Remove the negative plate and the insulator card.








Grab the head of the negative electrode with pliers or side cutters and pull it out.







some liquid may leak out of the hole the electrode left behind, which is potassium hydroxide. a very alkaline solution. It is best not get it on your clothes it will totally bleach out any colour where it splashes. 
discard the battery and add the nail to your collection.

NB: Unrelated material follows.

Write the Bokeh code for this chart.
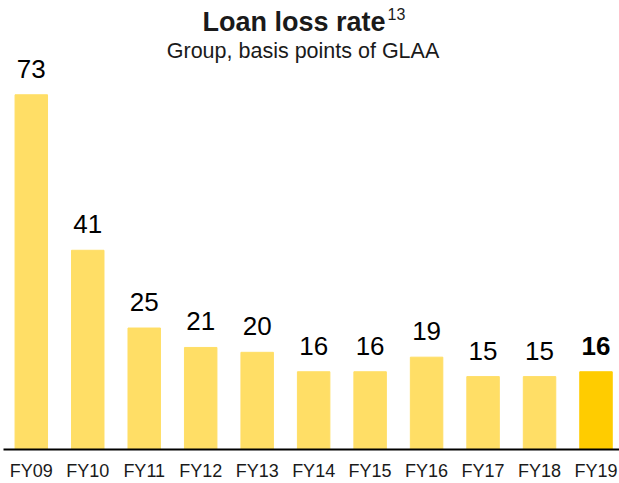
from bokeh.plotting import figure
from bokeh.models import ColumnDataSource, Range1d, Label, FixedTicker
from bokeh.core.properties import value
from bokeh.embed import file_html
from bokeh.resources import INLINE

categories = ["FY09", "FY10", "FY11", "FY12", "FY13", "FY14", "FY15", "FY16", "FY17", "FY18", "FY19"]
loss_rates = [73, 41, 25, 21, 20, 16, 16, 19, 15, 15, 16]
bar_colors = ["#FFDE66"] * 10 + ["#FFCC00"]
label_styles = ["normal"] * 10 + ["bold"]

idx = list(range(len(categories)))
source = ColumnDataSource(dict(
    x=idx,
    val=loss_rates,
    color=bar_colors,
    txt=[str(v) for v in loss_rates],
    style=label_styles,
))

FONT = "Liberation Sans"

p = figure(
    width=619, height=483,
    x_range=Range1d(-0.492, 10.416),
    y_range=Range1d(0, 92.4),
    output_backend="svg", toolbar_location=None, title=None,
    min_border_left=3, min_border_right=0, min_border_top=0, min_border_bottom=0,
)

p.vbar(x="x", top="val", width=0.575, color="color", source=source)
p.text(x="x", y="val", text="txt", source=source, y_offset=-26,
       text_align="center", text_baseline="alphabetic",
       text_font=value(FONT), text_font_size="26px", text_font_style="style",
       text_color="#000000")

p.add_layout(Label(x=199, y=428, x_units="screen", y_units="screen",
                   text="Loan loss rate", text_font=FONT, text_font_size="27px",
                   text_font_style="bold", text_color="#1a1a1a",
                   text_align="left", text_baseline="alphabetic"))
p.add_layout(Label(x=384, y=436, x_units="screen", y_units="screen",
                   text="13", text_font=FONT, text_font_size="16px",
                   text_color="#1a1a1a", text_align="left", text_baseline="alphabetic"))
p.add_layout(Label(x=299.5, y=399, x_units="screen", y_units="screen",
                   text="Group, basis points of GLAA", text_font=FONT, text_font_size="21.5px",
                   text_color="#1a1a1a", text_align="center", text_baseline="alphabetic"))

p.yaxis.visible = False
p.xgrid.visible = False
p.ygrid.visible = False
p.outline_line_color = None
p.background_fill_color = "white"
p.border_fill_color = "white"

xa = p.xaxis[0]
xa.ticker = FixedTicker(ticks=idx)
xa.major_label_overrides = {i: c for i, c in zip(idx, categories)}
xa.axis_line_color = "#000000"
xa.axis_line_width = 2
xa.major_tick_line_color = None
xa.minor_tick_line_color = None
xa.major_tick_out = 0
xa.major_tick_in = 0
xa.major_label_standoff = 11
xa.major_label_text_font = FONT
xa.major_label_text_font_size = "18px"
xa.major_label_text_color = "#1a1a1a"

open("out.html", "w").write(file_html(p, INLINE))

A Duracell "D" Cell will yield 1.25" x 0.092" Brass nail
A Duracell "C" or "AA" Cell will yield 1.25" x 0.055" Brass nail


Bez


----------



## websterz (Jun 14, 2011)

That is a great recycling tip!


----------



## tel (Jun 16, 2011)

It is, isn't it - certainly one I didn't know!


----------



## kwoodhands (Jul 7, 2011)

Try a flooring store, the transistion moldings from one type of flooring to another are nailed with small brass nails.Hardware store should carry them too. Make sure the nails are brass,not steel with a brass cover.
mike


----------



## bearcar1 (Jul 7, 2011)

Don't tell anyone I went into one of "those" places, but I found what is called out as 'escutcheon pins' at a artsy/craftsy store. They are apparently used in holding picture frames together as well as other decorative applications. They were relatively cheap and had a nicely rounded head on them that made for a perfect simulated rivet. I have seen them in solid brass and as brass plated steel pieces which just looked cheap.

BC1
Jim


----------



## shred (Jul 8, 2011)

Brass Escutcheon Pins are used a lot on Elmer's Steam Tractor as rivets...

The "hobby lobby" type places sometimes have decent stock of small brass shapes and tools if you foray past the heaps of decor trinkets.


----------



## mklotz (Jul 8, 2011)

MicroMark sells small brass nails cheaply...

http://www.micromark.com/SearchResult.aspx?deptIdFilter=0&searchPhrase=brass+nails


----------